A rear-end collision with a stopped or stopping vehicle establishes a prima facie case of negligence on the part of the operator of the rear vehicle, requiring that operator to come forward with evidence of a nonnegligent explanation for the collision in order to rebut the inference of negligence (see Tutrani v. County of Suffolk, 10 N.Y.3d 906, 908, 861 N.Y.S.2d 610, 891 N.E.2d 726 ; Matzen v. Armstrong, 190 A.D.3d 848, 849, 136 N.Y.S.3d 788 ). " ‘A nonnegligent explanation may include that a vehicle made a sudden lane change in front of a defendant's vehicle, forcing the defendant to stop suddenly’ " ( Flood v. Fillas, 190 A.D.3d 828, 829, 136 N.Y.S.3d 767, quoting Cruz v. Valentine Packaging Corp., 167 A.D.3d 707, 708, 89 N.Y.S.3d 316 ; see Hernandez v. Brayer, 208 A.D.3d 642, 643, 174 N.Y.S.3d 77 ). Additionally, "the emergency doctrine holds that those faced with a sudden and unexpected circumstance, not of their own making, that leaves them with little or no time for reflection or reasonably causes them to be so disturbed that they are compelled to make a quick decision without weighing alternative courses of conduct, may not be negligent if their actions are reasonable and prudent in the context of the emergency" ( Bello v. Transit Auth. of N.Y. City, 12 A.D.3d 58, 60, 783 N.Y.S.2d 648 ; see Rivera v. New York City Tr. Auth., 77 N.Y.2d 322, 327, 567 N.Y.S.2d 629, 569 N.E.2d 432 ; Bonforte v. M.K.’s Landscaping of Liberty, LLC, 131 A.D.3d 910, 911, 15 N.Y.S.3d 850 ).
Here, in support of their motion, the PTM defendants submitted an affidavit from Murrel, which demonstrated, prima facie, that he had a nonnegligent explanation for striking the rear of the plaintiff's vehicle and that he acted reasonably when he was faced with an emergency situation not of his own making (see Hernandez v. Brayer, 208 A.D.3d at 643, 174 N.Y.S.3d 77 ; Flood v. Fillas, 190 A.D.3d at 829, 136 N.Y.S.3d 767 ; Bonforte v. M.K.’s Landscaping of Liberty, LLC, 131 A.D.3d at 911, 15 N.Y.S.3d 850 ; Garcia v.
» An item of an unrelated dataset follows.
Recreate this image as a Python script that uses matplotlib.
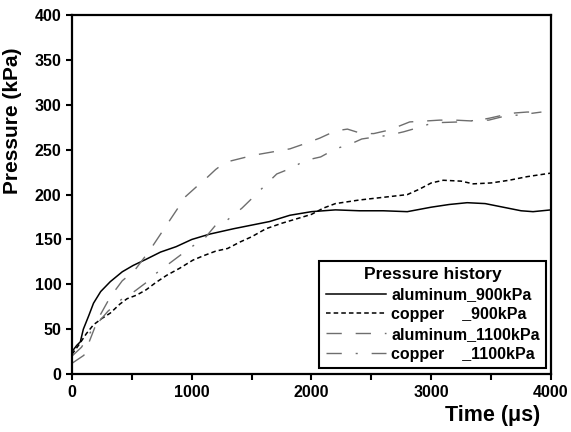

Stewart, 120 A.D.3d 1298, 1299, 993 N.Y.S.2d 90 ; Miloscia v. New York City Bd. of Educ., 70 A.D.3d 904, 905, 896 N.Y.S.2d 109 ). According to Murrel, prior to the accident, he was operating his vehicle behind Acevedo's vehicle at a reasonable and safe distance. The plaintiff's vehicle, suddenly and without warning, cut in front of Murrel's vehicle and, seconds later, struck the rear of Acevedo's vehicle and then came to a sudden stop. Due to traffic conditions, Murrel could not safely change lanes, and although he applied the brakes, he could not avoid colliding with the plaintiff's vehicle.
Accordingly, the Supreme Court should have granted that branch of the PTM defendants’ motion which was for summary judgment dismissing the complaint insofar as asserted against them.
RIVERA, J.P., MILLER, CHRISTOPHER and TAYLOR, JJ., concur.